The exercise ▸ Pictures within the data are to be left out; everything else must be reproduced exactly.
==============================
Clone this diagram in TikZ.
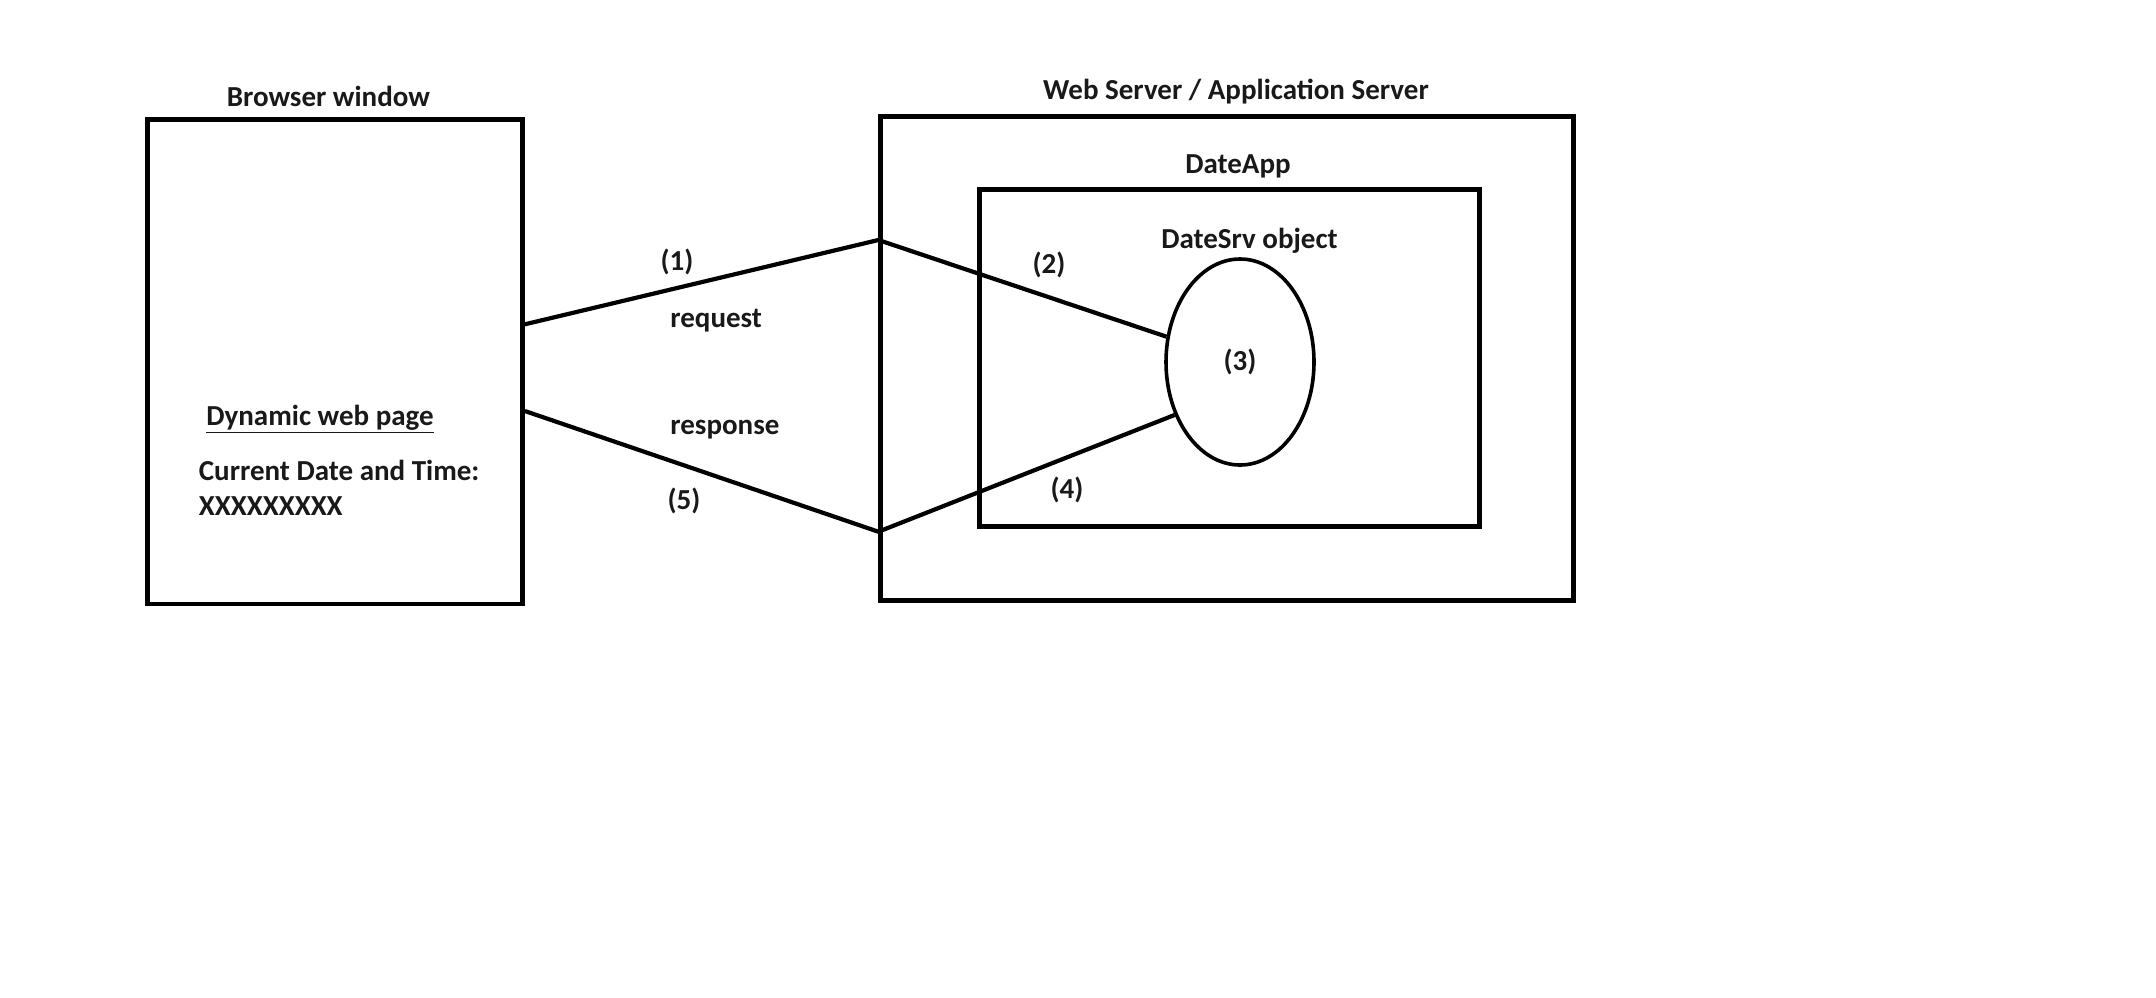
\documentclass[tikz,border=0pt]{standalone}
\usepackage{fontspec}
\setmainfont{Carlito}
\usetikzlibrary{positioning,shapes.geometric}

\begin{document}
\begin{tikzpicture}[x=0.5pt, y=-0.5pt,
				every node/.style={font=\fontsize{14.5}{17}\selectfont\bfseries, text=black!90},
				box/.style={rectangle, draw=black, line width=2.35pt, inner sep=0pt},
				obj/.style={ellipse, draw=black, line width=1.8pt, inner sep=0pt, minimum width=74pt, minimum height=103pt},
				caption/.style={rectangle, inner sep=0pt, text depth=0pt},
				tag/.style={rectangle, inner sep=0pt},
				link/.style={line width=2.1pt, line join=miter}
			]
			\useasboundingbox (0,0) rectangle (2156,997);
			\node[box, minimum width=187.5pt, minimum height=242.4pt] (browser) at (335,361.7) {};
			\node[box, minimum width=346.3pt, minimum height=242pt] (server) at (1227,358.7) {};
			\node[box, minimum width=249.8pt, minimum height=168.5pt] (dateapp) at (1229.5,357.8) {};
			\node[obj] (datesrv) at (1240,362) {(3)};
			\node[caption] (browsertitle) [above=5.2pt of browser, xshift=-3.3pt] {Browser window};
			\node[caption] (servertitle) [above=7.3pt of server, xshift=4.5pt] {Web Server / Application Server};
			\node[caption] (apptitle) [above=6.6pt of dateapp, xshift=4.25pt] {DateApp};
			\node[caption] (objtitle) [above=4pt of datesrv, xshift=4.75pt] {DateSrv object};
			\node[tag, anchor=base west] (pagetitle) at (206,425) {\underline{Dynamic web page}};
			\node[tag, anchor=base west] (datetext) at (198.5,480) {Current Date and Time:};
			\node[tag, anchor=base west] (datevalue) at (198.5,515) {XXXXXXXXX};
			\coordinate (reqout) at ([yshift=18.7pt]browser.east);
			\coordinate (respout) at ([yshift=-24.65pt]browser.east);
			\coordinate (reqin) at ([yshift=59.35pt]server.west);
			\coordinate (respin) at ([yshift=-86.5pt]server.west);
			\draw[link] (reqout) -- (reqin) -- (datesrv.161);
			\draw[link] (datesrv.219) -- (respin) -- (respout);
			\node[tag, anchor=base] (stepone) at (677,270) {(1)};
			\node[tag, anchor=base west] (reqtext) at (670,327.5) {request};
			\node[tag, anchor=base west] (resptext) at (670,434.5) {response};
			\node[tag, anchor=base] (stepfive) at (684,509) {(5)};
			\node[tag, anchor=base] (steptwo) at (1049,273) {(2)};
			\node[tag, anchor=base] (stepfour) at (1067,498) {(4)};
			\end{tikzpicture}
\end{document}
==============================
Reply ▸
Clone this diagram in TikZ.
\documentclass[tikz,border=0pt]{standalone}
\usepackage{fontspec}
\setmainfont{Carlito}
\usetikzlibrary{positioning,shapes.geometric}

\begin{document}
\begin{tikzpicture}[x=0.5pt, y=-0.5pt,
				every node/.style={font=\fontsize{14.5}{17}\selectfont\bfseries, text=black!90},
				box/.style={rectangle, draw=black, line width=2.35pt, inner sep=0pt},
				obj/.style={ellipse, draw=black, line width=1.8pt, inner sep=0pt, minimum width=74pt, minimum height=103pt},
				caption/.style={rectangle, inner sep=0pt, text depth=0pt},
				tag/.style={rectangle, inner sep=0pt},
				link/.style={line width=2.1pt, line join=miter}
			]
			\useasboundingbox (0,0) rectangle (2156,997);
			\node[box, minimum width=187.5pt, minimum height=242.4pt] (browser) at (335,361.7) {};
			\node[box, minimum width=346.3pt, minimum height=242pt] (server) at (1227,358.7) {};
			\node[box, minimum width=249.8pt, minimum height=168.5pt] (dateapp) at (1229.5,357.8) {};
			\node[obj] (datesrv) at (1240,362) {(3)};
			\node[caption] (browsertitle) [above=5.2pt of browser, xshift=-3.3pt] {Browser window};
			\node[caption] (servertitle) [above=7.3pt of server, xshift=4.5pt] {Web Server / Application Server};
			\node[caption] (apptitle) [above=6.6pt of dateapp, xshift=4.25pt] {DateApp};
			\node[caption] (objtitle) [above=4pt of datesrv, xshift=4.75pt] {DateSrv object};
			\node[tag, anchor=base west] (pagetitle) at (206,425) {\underline{Dynamic web page}};
			\node[tag, anchor=base west] (datetext) at (198.5,480) {Current Date and Time:};
			\node[tag, anchor=base west] (datevalue) at (198.5,515) {XXXXXXXXX};
			\coordinate (reqout) at ([yshift=18.7pt]browser.east);
			\coordinate (respout) at ([yshift=-24.65pt]browser.east);
			\coordinate (reqin) at ([yshift=59.35pt]server.west);
			\coordinate (respin) at ([yshift=-86.5pt]server.west);
			\draw[link] (reqout) -- (reqin) -- (datesrv.161);
			\draw[link] (datesrv.219) -- (respin) -- (respout);
			\node[tag, anchor=base] (stepone) at (677,270) {(1)};
			\node[tag, anchor=base west] (reqtext) at (670,327.5) {request};
			\node[tag, anchor=base west] (resptext) at (670,434.5) {response};
			\node[tag, anchor=base] (stepfive) at (684,509) {(5)};
			\node[tag, anchor=base] (steptwo) at (1049,273) {(2)};
			\node[tag, anchor=base] (stepfour) at (1067,498) {(4)};
			\end{tikzpicture}
\end{document}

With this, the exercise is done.